Chuck Philips Speaks About The Tupac And Biggie Story Which Got Him Fired From The 'L.A. Times'

Nearly four years after publishing a story about a brutal attack on Tupac Shakur, which brought to light several sources pointing to the guilt of one James Rosemond, aka Jimmy Henchman, before getting him fired for the same story, journalist Chuck Philips has written a personal reflection for the Village Voice.

The piece, entitled "Tupac Shakur, the Los Angeles Times, and Why I'm Still Unemployed: A Personal History by Chuck Philips," explores the background of his investigation, its retraction, and his subsequent blacklisting.

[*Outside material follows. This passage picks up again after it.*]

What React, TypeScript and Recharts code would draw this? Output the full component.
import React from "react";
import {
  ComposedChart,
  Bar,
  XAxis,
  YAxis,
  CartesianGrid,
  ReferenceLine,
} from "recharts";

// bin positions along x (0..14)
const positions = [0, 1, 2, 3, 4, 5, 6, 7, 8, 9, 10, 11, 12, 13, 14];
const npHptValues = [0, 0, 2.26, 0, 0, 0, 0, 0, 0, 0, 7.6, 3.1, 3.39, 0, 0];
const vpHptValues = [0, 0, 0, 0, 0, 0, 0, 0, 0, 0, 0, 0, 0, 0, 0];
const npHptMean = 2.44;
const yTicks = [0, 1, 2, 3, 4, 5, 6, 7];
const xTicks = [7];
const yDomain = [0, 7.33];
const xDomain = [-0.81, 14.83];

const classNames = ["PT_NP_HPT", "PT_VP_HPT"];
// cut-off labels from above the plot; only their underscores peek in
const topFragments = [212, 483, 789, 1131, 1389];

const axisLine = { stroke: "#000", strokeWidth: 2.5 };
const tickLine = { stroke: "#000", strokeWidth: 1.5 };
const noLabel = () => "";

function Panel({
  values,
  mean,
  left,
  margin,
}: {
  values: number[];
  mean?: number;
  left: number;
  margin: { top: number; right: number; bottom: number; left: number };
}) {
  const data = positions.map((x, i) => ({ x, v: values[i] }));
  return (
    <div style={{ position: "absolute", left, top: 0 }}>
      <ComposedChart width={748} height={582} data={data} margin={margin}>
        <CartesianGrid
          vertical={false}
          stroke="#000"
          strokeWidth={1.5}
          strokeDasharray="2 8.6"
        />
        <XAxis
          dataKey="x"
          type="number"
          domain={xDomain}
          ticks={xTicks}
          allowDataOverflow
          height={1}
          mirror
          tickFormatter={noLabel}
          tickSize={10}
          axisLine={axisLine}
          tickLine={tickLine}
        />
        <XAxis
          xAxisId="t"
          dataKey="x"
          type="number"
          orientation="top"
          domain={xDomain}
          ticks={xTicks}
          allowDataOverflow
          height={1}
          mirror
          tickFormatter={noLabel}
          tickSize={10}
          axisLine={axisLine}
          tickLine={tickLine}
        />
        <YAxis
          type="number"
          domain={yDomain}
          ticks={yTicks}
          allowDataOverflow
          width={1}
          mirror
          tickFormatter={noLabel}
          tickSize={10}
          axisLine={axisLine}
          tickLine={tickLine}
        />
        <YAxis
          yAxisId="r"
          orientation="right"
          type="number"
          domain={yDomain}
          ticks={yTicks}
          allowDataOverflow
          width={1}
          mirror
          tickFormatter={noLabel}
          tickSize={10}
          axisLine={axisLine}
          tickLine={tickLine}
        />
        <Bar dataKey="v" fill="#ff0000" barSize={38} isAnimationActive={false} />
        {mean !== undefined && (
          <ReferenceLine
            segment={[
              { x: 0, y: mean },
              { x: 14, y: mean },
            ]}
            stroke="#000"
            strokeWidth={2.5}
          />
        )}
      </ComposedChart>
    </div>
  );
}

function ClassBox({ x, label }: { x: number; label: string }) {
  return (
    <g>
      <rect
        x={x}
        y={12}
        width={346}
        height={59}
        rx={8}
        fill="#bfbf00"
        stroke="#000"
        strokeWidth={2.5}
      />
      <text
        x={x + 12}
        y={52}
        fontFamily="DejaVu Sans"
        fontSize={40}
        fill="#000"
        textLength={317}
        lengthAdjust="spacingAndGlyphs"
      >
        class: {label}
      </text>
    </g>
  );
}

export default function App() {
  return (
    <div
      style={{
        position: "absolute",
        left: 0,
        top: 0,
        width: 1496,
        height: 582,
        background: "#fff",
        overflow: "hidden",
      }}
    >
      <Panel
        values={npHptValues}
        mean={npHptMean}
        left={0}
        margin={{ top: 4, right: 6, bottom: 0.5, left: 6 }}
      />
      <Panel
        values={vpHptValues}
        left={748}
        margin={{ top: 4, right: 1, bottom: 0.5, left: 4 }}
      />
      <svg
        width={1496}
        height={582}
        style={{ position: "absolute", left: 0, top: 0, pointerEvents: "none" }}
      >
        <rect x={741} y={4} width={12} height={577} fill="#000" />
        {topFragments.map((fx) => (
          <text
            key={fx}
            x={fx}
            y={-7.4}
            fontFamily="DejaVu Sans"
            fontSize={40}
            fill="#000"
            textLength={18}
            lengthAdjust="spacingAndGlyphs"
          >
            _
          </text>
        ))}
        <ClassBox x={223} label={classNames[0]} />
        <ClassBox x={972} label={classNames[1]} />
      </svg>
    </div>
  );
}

Philips' story is sometimes bitter, often harrowing, and leads to many questions:

"I spent the last ten years of my professional life at the Los Angeles Times investigating the murders of the world's most important rap artists: Tupac Shakur, and his nemesis, Biggie Smalls. My reporting kept bringing me back to a brutal 1994 ambush at Manhattan's Quad Recording Studios -- a pivotal moment in hip-hop history, a portent of violence to come: a bloody, bicoastal battle that would culminate in the killings of both Pac and Biggie."

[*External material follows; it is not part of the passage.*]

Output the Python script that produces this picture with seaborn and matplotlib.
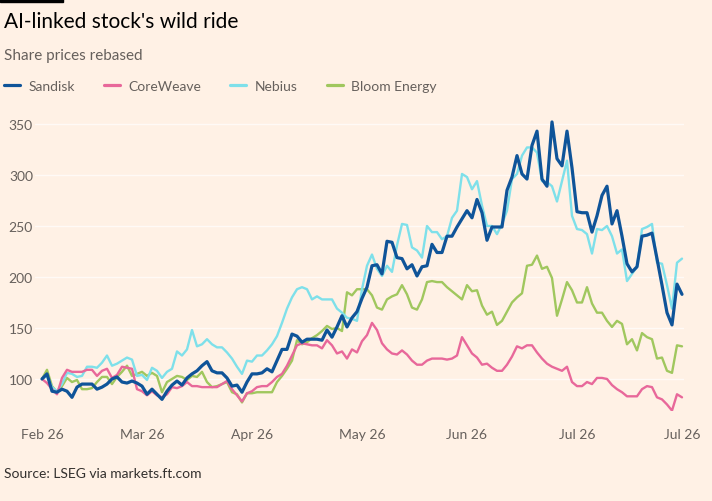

The reason for the investigation's dismissal by the Times, re-confirmed by a statement to the Village Voice piece, was a result of falsified FBI documents, given to Philips, which he quoted in the article, though he maintains he based his reporting on eyewitness accounts. Even this, he explains, seemed suspect:

"Colleagues suspected I had been set up. I'm no conspiracy theorist, but something that Henchman's attorney said to MTV that week made me wonder: 'Any first-year lawyer could see that the FBI 302 reports which formed the basis of the Times' story were fabricated.' First off, the alleged FBI documents did not form the basis of my article. My sources did. Secondly, Jeffrey Lichtman, the lawyer attacking the authenticity of the documents, had nearly three weeks to inspect the allegedly fake 302s before my story ran. I had faxed the 302s to him prior to publication seeking a response from Henchman or him to quote in the story. If it was so obvious that the documents were fabricated, did he not have a legal obligation to notify his client, and me, before the story came out?"

Henchman is now facing a federal criminal trial in which Phillips, unexpectedly, has been named a witness.